Task goal: Going through the material below, please gather all lines with the word "document" in them.

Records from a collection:
────

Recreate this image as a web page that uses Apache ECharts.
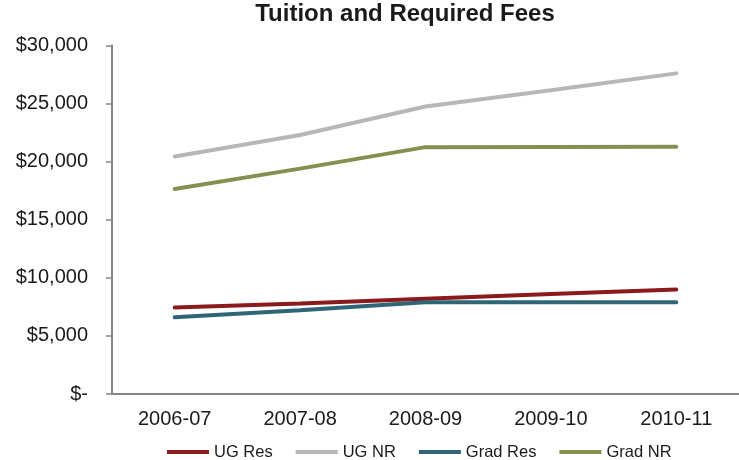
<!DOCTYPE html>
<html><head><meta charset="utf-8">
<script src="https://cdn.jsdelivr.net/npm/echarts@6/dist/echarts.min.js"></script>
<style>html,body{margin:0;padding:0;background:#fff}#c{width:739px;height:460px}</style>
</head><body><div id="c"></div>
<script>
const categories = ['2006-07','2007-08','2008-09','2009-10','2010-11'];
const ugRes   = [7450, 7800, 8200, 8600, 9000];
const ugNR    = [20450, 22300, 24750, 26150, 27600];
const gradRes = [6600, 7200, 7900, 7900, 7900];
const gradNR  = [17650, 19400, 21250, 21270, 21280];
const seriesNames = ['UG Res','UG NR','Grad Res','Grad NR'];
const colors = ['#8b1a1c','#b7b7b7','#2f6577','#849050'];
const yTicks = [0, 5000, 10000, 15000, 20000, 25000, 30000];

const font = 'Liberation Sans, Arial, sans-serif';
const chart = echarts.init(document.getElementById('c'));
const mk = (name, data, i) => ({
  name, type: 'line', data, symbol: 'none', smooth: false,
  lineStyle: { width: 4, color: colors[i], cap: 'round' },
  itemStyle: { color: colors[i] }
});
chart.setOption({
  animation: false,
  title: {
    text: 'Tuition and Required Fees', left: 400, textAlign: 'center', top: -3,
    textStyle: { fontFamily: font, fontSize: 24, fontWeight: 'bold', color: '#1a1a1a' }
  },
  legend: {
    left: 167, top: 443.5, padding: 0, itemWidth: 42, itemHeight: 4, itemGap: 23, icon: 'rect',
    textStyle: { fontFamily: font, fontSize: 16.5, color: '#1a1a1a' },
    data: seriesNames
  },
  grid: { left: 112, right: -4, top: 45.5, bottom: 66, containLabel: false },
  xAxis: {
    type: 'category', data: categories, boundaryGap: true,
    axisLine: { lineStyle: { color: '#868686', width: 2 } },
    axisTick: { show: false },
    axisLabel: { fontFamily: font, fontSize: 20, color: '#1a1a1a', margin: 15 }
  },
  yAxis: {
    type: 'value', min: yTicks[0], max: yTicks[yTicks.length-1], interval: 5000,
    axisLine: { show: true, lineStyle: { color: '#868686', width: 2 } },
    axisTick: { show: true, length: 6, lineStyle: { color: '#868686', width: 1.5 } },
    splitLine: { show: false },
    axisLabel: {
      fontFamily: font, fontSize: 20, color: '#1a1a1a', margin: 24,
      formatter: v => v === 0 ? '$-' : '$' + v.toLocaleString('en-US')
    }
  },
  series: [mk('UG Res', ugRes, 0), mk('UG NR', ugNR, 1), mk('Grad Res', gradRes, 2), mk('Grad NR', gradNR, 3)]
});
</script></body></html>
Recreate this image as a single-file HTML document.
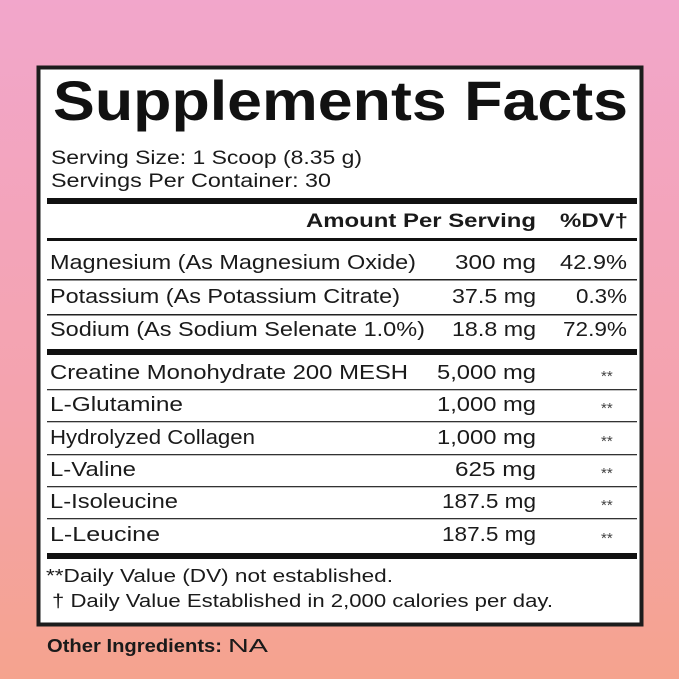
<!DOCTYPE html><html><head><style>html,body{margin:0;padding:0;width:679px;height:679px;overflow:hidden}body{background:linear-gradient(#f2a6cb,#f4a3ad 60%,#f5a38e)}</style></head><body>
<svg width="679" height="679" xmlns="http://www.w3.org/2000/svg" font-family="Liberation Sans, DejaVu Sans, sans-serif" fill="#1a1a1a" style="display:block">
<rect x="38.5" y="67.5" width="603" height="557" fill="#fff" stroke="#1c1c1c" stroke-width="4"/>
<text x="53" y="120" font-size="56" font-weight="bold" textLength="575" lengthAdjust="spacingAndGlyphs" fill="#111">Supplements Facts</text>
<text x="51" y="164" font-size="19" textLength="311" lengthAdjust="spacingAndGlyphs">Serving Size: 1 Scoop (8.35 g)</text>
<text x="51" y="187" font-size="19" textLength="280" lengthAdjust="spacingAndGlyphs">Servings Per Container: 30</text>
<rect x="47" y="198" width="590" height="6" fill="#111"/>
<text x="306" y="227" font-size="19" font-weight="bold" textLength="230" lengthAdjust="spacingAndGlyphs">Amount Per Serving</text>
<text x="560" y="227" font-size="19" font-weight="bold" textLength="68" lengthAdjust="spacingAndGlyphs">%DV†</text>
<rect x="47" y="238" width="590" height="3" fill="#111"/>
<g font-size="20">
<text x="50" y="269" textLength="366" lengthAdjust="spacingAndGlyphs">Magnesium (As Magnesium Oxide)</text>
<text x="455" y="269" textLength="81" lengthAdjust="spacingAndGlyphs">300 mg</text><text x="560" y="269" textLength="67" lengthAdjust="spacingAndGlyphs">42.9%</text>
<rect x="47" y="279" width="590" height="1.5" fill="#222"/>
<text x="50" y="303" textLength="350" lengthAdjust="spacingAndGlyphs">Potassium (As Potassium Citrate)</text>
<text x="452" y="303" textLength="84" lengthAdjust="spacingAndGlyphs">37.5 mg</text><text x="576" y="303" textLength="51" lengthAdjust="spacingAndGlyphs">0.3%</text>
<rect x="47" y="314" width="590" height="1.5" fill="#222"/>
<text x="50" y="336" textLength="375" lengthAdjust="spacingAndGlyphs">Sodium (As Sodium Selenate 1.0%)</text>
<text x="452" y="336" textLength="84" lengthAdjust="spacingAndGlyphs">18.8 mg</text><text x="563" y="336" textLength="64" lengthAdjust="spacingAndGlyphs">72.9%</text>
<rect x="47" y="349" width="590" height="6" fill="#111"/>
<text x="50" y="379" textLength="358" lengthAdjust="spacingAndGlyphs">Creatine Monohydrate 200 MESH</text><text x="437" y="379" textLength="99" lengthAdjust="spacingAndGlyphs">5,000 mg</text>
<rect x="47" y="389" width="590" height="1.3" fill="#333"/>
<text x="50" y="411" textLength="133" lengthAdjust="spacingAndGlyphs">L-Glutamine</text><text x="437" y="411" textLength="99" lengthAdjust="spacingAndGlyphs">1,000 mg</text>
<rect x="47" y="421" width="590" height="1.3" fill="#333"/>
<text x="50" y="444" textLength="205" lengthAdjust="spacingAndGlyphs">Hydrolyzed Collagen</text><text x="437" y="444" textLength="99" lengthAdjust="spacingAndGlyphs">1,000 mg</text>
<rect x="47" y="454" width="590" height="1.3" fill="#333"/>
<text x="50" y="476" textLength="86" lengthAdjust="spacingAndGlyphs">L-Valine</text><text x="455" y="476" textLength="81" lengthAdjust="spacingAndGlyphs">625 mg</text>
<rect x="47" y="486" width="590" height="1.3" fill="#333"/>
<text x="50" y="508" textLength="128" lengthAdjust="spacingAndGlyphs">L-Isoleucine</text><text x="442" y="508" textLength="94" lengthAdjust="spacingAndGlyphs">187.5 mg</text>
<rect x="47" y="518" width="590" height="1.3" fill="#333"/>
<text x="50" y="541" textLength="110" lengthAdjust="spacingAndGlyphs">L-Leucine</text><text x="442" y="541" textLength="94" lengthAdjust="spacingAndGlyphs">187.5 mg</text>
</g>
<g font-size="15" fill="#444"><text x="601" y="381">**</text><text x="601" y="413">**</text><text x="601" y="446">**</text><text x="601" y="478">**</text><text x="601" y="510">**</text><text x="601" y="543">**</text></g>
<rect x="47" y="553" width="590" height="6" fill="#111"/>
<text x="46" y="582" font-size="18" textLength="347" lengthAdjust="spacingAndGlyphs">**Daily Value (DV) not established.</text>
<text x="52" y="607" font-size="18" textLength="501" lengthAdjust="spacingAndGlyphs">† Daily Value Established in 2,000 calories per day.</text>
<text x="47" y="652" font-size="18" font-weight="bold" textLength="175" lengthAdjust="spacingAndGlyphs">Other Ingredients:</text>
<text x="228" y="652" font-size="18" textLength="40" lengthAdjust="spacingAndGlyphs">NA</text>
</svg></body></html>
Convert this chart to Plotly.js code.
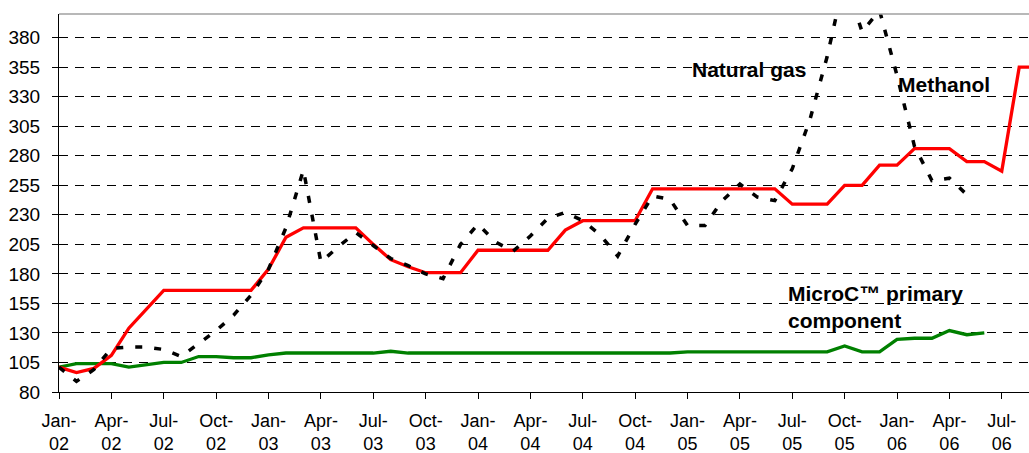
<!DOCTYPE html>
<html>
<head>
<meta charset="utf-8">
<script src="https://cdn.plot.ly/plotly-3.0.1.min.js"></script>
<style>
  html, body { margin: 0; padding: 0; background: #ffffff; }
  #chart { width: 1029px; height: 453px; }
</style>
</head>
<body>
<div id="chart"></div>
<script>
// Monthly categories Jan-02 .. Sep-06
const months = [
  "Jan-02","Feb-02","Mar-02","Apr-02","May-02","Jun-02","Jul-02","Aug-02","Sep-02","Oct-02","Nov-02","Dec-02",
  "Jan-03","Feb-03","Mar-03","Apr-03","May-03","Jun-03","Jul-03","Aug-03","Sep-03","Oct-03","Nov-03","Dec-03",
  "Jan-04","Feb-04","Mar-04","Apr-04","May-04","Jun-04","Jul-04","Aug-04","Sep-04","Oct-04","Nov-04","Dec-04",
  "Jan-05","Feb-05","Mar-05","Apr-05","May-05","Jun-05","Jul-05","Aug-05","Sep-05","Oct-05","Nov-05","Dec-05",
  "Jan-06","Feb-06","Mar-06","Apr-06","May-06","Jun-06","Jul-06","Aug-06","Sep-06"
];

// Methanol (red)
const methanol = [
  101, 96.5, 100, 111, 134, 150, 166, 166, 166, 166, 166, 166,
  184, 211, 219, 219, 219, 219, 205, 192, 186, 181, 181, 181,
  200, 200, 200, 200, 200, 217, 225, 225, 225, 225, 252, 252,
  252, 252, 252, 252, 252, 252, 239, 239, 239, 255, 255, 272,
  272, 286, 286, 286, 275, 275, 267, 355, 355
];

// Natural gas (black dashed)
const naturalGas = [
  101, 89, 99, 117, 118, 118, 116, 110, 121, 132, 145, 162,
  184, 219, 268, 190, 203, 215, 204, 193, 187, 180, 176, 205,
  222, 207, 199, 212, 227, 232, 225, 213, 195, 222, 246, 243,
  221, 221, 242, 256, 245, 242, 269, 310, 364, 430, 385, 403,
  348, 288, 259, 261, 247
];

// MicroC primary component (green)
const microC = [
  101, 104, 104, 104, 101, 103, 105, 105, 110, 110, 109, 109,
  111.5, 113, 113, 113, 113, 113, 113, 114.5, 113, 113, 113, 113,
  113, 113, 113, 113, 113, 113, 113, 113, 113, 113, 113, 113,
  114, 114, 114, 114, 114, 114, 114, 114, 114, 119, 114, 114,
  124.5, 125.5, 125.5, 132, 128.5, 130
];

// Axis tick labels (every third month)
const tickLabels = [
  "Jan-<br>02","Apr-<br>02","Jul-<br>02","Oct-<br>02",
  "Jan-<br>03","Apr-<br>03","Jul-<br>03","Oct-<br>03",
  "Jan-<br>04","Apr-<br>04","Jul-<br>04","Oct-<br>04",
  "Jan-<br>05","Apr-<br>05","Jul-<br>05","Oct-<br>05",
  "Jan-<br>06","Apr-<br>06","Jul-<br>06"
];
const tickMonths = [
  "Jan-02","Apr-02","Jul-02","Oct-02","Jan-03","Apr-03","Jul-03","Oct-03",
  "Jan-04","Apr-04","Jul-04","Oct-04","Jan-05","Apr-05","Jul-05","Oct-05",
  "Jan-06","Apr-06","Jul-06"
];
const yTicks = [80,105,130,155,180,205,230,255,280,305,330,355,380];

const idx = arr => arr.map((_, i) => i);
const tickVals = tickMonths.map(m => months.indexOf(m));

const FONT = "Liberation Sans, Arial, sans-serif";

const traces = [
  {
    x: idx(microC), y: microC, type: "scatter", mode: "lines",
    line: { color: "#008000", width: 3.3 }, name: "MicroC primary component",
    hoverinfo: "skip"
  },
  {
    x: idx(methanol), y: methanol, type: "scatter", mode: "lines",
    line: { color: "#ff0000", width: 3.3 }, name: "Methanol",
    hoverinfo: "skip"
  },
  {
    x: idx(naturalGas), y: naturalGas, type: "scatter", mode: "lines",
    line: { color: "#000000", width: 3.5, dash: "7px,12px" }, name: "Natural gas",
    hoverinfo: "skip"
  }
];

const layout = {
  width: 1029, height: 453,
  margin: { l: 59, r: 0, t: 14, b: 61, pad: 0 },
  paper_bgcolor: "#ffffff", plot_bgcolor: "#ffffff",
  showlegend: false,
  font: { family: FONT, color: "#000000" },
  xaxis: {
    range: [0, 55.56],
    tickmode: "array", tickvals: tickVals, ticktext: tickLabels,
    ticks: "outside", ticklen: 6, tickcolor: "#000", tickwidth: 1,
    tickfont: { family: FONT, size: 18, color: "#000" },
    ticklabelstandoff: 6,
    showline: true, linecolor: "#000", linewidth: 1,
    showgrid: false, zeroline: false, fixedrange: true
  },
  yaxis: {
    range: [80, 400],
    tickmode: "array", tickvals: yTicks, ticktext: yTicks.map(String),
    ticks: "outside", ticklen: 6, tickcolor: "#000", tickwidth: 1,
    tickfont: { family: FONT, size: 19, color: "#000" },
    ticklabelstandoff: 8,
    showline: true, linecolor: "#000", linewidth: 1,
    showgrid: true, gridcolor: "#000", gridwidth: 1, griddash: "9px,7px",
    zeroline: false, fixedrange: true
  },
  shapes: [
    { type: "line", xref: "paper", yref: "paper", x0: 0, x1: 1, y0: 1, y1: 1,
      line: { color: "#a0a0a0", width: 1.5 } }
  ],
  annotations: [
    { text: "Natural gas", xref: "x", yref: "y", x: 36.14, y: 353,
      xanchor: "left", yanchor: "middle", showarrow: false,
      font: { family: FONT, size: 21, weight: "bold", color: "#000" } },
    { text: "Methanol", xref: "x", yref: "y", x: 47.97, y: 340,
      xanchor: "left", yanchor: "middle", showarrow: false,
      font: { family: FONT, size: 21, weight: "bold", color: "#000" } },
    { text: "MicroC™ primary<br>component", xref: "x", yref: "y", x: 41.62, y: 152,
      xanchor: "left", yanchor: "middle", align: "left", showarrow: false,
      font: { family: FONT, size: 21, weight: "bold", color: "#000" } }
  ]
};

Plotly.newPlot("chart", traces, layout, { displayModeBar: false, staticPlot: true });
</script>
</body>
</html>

────

Right answer:
const chart = echarts.init(document.getElementById('c'));
Recreate this image as a single-file HTML document.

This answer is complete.